Eine gute Leistung ist auch dem neuen GMD Cornelius Meister und dem versiert aufspielenden Staatsorchester Stuttgart zu bescheinigen. Bereits die einleitenden hohen Violinen vermittelten einen visionären, abgehobenen Eindruck. Im Folgenden warteten Dirigent und Musiker ganz im Einklang mit der Inszenierung auch mal mit bodenständigeren Tönen auf. Der junge GMD bewies ein treffliches Gespür für dramatische Ausbrüche, zeigte sich aber auch als Meister leiser, poesievoller Passagen.
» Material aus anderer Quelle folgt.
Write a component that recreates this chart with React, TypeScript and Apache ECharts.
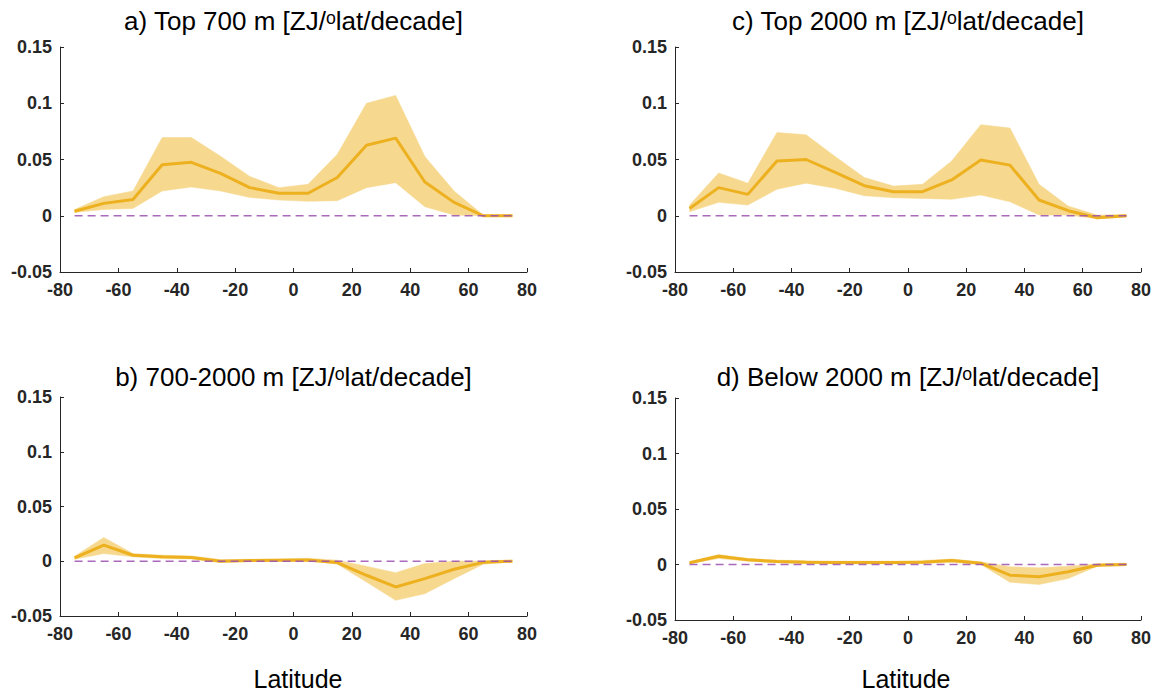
import React, { useEffect, useRef } from "react";
import * as echarts from "echarts";

const latitudes = [-75, -65, -55, -45, -35, -25, -15, -5, 5, 15, 25, 35, 45, 55, 65, 75];

// a) Top 700 m
const aMean = [0.004, 0.011, 0.0145, 0.0454, 0.0475, 0.0377, 0.025, 0.02, 0.02, 0.034, 0.0627, 0.069, 0.03, 0.0119, 0.0, 0.0];
const aUpper = [0.0055, 0.017, 0.022, 0.0695, 0.0695, 0.053, 0.035, 0.025, 0.028, 0.0546, 0.1, 0.107, 0.0526, 0.022, 0.0006, 0.001];
const aLower = [0.003, 0.0056, 0.0065, 0.022, 0.0255, 0.022, 0.0163, 0.014, 0.0128, 0.0134, 0.025, 0.0294, 0.008, 0.0006, 0.0, -0.0006];

// b) 700-2000 m
const bMean = [0.003, 0.0147, 0.0055, 0.004, 0.0034, 0.0, 0.0006, 0.001, 0.0012, -0.0012, -0.0128, -0.0235, -0.0159, -0.0073, -0.001, 0.0];
const bUpper = [0.0046, 0.0217, 0.007, 0.0055, 0.0049, 0.0015, 0.0018, 0.0021, 0.0027, 0.001, -0.0046, -0.0104, -0.0021, 0.0, 0.0003, 0.0012];
const bLower = [0.0018, 0.007, 0.004, 0.0024, 0.002, -0.0012, -0.0003, 0.0, 0.0, -0.0027, -0.019, -0.0357, -0.0296, -0.0159, -0.0027, -0.0006];

// c) Top 2000 m
const cMean = [0.0065, 0.025, 0.019, 0.0487, 0.05, 0.0386, 0.0267, 0.0214, 0.0214, 0.0318, 0.0496, 0.045, 0.014, 0.0045, -0.0018, 0.0];
const cUpper = [0.0095, 0.038, 0.029, 0.074, 0.072, 0.0526, 0.034, 0.0264, 0.028, 0.0487, 0.081, 0.078, 0.028, 0.0086, 0.0006, 0.0012];
const cLower = [0.0036, 0.0119, 0.0095, 0.0235, 0.029, 0.0244, 0.0178, 0.016, 0.0154, 0.0146, 0.0184, 0.0125, 0.0006, 0.0006, -0.0027, -0.0012];

// d) Below 2000 m
const dMean = [0.0015, 0.0075, 0.0042, 0.0027, 0.002, 0.0018, 0.0018, 0.0018, 0.002, 0.0036, 0.0012, -0.0096, -0.011, -0.0066, -0.0006, 0.0];
const dUpper = [0.0024, 0.009, 0.0054, 0.004, 0.0033, 0.003, 0.003, 0.003, 0.0036, 0.005, 0.0024, -0.002, -0.003, -0.0015, 0.0006, 0.0012];
const dLower = [0.0006, 0.0054, 0.003, 0.0015, 0.0009, 0.0006, 0.0006, 0.0006, 0.0009, 0.002, 0.0, -0.016, -0.018, -0.0127, -0.0015, -0.0009];

const titles = [
  "a) Top 700 m [ZJ/ᵒlat/decade]",
  "b) 700-2000 m [ZJ/ᵒlat/decade]",
  "c) Top 2000 m [ZJ/ᵒlat/decade]",
  "d) Below 2000 m [ZJ/ᵒlat/decade]",
];
const xLabel = "Latitude";

const LINE = "#EDB120";
const BAND = "#F6D88F";
const ZERO = "#9B4FB0";
const AXIS = "#262626";
const FONT = "'Liberation Sans', Arial, Helvetica, sans-serif";

const panels = [
  { mean: aMean, upper: aUpper, lower: aLower, grid: { left: 60, top: 47, width: 467, height: 225 }, titleTop: 8 },
  { mean: bMean, upper: bUpper, lower: bLower, grid: { left: 60, top: 397, width: 467, height: 219 }, titleTop: 364 },
  { mean: cMean, upper: cUpper, lower: cLower, grid: { left: 675, top: 47, width: 466, height: 225 }, titleTop: 8 },
  { mean: dMean, upper: dUpper, lower: dLower, grid: { left: 675, top: 398, width: 466, height: 222 }, titleTop: 364 },
];

export default function App() {
  const ref = useRef<HTMLDivElement>(null);
  useEffect(() => {
    if (!ref.current) return;
    const chart = echarts.init(ref.current, null, { renderer: "svg" });
    const grids: any[] = [];
    const xAxes: any[] = [];
    const yAxes: any[] = [];
    const series: any[] = [];
    const title: any[] = [];
    panels.forEach((p, i) => {
      grids.push({ ...p.grid, containLabel: false });
      xAxes.push({
        type: "value",
        gridIndex: i,
        min: -80,
        max: 80,
        interval: 20,
        splitLine: { show: false },
        axisLine: { onZero: false, lineStyle: { color: AXIS, width: 1 } },
        axisTick: { inside: true, length: 4, lineStyle: { color: AXIS } },
        axisLabel: { color: AXIS, fontSize: 18, fontWeight: "bold", fontFamily: FONT, margin: 9 },
      });
      yAxes.push({
        type: "value",
        gridIndex: i,
        min: -0.05,
        max: 0.15,
        interval: 0.05,
        splitLine: { show: false },
        axisLine: { show: true, onZero: false, lineStyle: { color: AXIS, width: 1 } },
        axisTick: { show: true, inside: true, length: 4, lineStyle: { color: AXIS } },
        axisLabel: { color: AXIS, fontSize: 18, fontWeight: "bold", fontFamily: FONT, margin: 8 },
      });
      const bandData = latitudes.map((x, k) => [x, p.lower[k], p.upper[k]]);
      series.push({
        type: "custom",
        xAxisIndex: i,
        yAxisIndex: i,
        encode: { x: 0, y: [1, 2] },
        data: bandData,
        z: 1,
        renderItem: (params: any, api: any) => {
          if (params.dataIndex !== 0) return { type: "group", children: [] };
          const upperPts = bandData.map((d) => api.coord([d[0], d[2]]));
          const lowerPts = bandData.map((d) => api.coord([d[0], d[1]])).reverse();
          return {
            type: "polygon",
            shape: { points: upperPts.concat(lowerPts) },
            style: { fill: BAND, stroke: BAND, lineWidth: 0.5 },
          };
        },
      });
      series.push({
        type: "line",
        xAxisIndex: i,
        yAxisIndex: i,
        symbol: "none",
        lineStyle: { color: LINE, width: 3 },
        data: latitudes.map((x, k) => [x, p.mean[k]]),
        z: 2,
      });
      series.push({
        type: "line",
        xAxisIndex: i,
        yAxisIndex: i,
        symbol: "none",
        lineStyle: { color: ZERO, width: 1.3, type: [8, 5], opacity: 0.85 },
        data: [
          [latitudes[0], 0],
          [latitudes[latitudes.length - 1], 0],
        ],
        z: 3,
      });
      const cx = p.grid.left + p.grid.width / 2;
      title.push({
        text: titles[i],
        left: cx,
        top: p.titleTop,
        padding: 0,
        textAlign: "center",
        textStyle: { fontSize: 26, fontWeight: "normal", color: "#000", fontFamily: FONT },
      });
    });
    chart.setOption({
      animation: false,
      backgroundColor: "#fff",
      title,
      grid: grids,
      xAxis: xAxes,
      yAxis: yAxes,
      series,
      graphic: [
        {
          type: "text",
          x: 298,
          y: 679,
          style: { text: xLabel, fontSize: 25, fill: "#000", fontFamily: FONT, align: "center", verticalAlign: "middle" },
        },
        {
          type: "text",
          x: 906,
          y: 679,
          style: { text: xLabel, fontSize: 25, fill: "#000", fontFamily: FONT, align: "center", verticalAlign: "middle" },
        },
      ],
    });
    return () => chart.dispose();
  }, []);
  return (
    <div
      ref={ref}
      style={{ position: "absolute", left: 0, top: 0, width: 1154, height: 696 }}
    />
  );
}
Darüber hinaus legte er aber auch gesteigerten Wert auf ausgefeilte dynamische Abstufungen sowie eine gute Transparenz.

Fazit: Eine in jeder Beziehung gelungene Aufführung, die insbesondere den Liebhabern moderner Inszenierungen sehr zu empfehlen ist. Das war wahrlich ein würdiger Einstand für das neue Leitungsteam.